Last month, OU signed the first-ever academic partnership with the 448th Supply Chain Management Wing, which is the single Air Force Wholesale supply chain wing with $7.2 billion in total requirements and 106,000 items managed at an inventory value of $56.6 billion. OU researchers will help our military use cutting-edge manufacturing processes and equipment to solve supply chain problems as well as use artificial intelligence and machine learning capabilities to better predict supply chain risks in advance.
OU’s focus on aerospace and defense research equips students with the skills and expertise to obtain lucrative jobs and meet a significant need for this important workforce. Aerospace and defense industries make up the second-largest sector of Oklahoma’s economy, with more than 1,100 companies and 120,000 employees.

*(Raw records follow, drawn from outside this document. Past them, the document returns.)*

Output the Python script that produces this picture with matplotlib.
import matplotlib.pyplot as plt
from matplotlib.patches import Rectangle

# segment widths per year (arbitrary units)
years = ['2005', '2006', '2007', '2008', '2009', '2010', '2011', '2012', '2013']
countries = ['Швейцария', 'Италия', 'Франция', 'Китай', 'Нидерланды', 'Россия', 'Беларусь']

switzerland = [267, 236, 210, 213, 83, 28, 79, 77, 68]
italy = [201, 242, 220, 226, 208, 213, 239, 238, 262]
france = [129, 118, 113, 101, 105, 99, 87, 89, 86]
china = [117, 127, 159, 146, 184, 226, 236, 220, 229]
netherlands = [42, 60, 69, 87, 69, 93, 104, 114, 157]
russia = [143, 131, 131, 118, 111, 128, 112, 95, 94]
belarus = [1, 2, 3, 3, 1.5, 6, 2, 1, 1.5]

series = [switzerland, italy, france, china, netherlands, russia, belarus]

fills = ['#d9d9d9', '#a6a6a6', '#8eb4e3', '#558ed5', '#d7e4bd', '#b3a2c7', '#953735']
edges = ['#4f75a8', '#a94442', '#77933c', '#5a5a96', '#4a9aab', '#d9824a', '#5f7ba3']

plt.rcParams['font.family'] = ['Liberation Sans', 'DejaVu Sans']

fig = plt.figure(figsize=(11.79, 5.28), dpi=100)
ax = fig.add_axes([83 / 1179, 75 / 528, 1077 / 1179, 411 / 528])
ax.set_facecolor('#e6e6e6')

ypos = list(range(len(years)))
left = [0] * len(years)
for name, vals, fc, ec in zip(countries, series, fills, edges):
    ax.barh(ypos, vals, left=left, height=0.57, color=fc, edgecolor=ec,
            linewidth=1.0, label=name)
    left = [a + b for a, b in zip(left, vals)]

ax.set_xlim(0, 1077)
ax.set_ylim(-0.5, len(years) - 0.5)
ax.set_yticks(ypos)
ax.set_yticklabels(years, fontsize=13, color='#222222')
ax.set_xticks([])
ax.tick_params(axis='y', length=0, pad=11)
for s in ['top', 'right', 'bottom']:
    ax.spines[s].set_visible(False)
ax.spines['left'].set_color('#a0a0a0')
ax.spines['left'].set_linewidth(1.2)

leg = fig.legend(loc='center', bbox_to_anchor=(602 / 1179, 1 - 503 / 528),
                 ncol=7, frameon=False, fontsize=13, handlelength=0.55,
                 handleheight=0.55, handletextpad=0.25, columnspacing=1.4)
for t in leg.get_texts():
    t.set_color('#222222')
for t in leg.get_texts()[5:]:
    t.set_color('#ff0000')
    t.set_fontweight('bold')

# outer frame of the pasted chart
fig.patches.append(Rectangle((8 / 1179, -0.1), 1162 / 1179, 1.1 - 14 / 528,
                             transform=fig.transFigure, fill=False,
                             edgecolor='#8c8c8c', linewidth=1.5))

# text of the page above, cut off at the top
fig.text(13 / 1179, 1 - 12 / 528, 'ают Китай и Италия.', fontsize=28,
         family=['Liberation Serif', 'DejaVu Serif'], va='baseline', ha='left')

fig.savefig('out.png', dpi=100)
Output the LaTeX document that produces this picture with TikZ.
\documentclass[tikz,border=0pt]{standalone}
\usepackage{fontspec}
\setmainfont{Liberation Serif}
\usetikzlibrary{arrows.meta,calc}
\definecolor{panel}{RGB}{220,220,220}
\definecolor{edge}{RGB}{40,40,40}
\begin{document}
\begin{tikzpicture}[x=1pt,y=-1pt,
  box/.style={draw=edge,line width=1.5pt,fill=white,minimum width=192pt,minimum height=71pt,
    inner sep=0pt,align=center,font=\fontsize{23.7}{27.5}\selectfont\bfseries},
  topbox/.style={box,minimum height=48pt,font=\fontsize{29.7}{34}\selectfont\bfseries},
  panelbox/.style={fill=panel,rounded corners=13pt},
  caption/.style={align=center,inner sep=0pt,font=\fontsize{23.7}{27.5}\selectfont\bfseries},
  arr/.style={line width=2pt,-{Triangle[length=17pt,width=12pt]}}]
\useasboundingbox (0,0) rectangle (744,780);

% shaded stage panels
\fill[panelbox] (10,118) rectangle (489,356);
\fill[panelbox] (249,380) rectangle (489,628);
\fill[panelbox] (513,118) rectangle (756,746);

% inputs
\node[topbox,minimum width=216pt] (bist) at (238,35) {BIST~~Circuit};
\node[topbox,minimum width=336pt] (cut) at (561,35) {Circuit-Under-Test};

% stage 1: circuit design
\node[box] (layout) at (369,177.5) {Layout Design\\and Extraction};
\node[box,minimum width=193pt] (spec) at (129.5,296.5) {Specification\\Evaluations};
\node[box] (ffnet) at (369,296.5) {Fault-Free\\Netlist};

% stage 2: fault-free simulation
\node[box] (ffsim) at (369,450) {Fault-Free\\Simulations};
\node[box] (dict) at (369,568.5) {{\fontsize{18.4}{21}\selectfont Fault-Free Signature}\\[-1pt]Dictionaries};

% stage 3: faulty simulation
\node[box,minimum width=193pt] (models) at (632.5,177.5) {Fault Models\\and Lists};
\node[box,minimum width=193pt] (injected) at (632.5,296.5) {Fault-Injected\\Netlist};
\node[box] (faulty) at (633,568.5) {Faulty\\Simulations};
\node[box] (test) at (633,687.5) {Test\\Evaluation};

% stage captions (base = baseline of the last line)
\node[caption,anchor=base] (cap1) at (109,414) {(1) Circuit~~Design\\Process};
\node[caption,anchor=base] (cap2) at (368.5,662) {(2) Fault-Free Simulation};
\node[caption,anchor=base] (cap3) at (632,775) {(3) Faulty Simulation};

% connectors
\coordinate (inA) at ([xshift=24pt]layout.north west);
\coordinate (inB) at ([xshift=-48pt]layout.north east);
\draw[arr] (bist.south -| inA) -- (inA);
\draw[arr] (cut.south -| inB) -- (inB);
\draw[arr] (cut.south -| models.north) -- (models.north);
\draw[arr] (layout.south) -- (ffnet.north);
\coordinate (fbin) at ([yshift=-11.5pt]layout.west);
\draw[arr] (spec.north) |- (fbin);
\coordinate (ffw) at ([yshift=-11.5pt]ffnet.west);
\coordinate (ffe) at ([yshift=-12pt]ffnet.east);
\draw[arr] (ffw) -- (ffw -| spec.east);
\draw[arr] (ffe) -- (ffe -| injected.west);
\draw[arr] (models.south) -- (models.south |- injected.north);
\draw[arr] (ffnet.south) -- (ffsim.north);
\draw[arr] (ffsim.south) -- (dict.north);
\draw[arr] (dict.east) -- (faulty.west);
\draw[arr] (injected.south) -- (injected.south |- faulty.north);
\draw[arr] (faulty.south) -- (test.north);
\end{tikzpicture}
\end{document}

This week, OADII will host a distinguished group of national defense experts on campus in Norman for its inaugural research symposium, examining more ways OU can work together with partners in government, industry and other academia to meet America’s national defense priorities today and in the future.
Oklahoma receives billions in federal defense spending every year, and I will continue to advocate for more dollars to support our fantastic research, development and training enterprises. The men and women who volunteer for our Armed Forces deserve nothing less. I look forward to the future of the Oklahoma Defense Industrial Base and its incredible contributions to our national defense.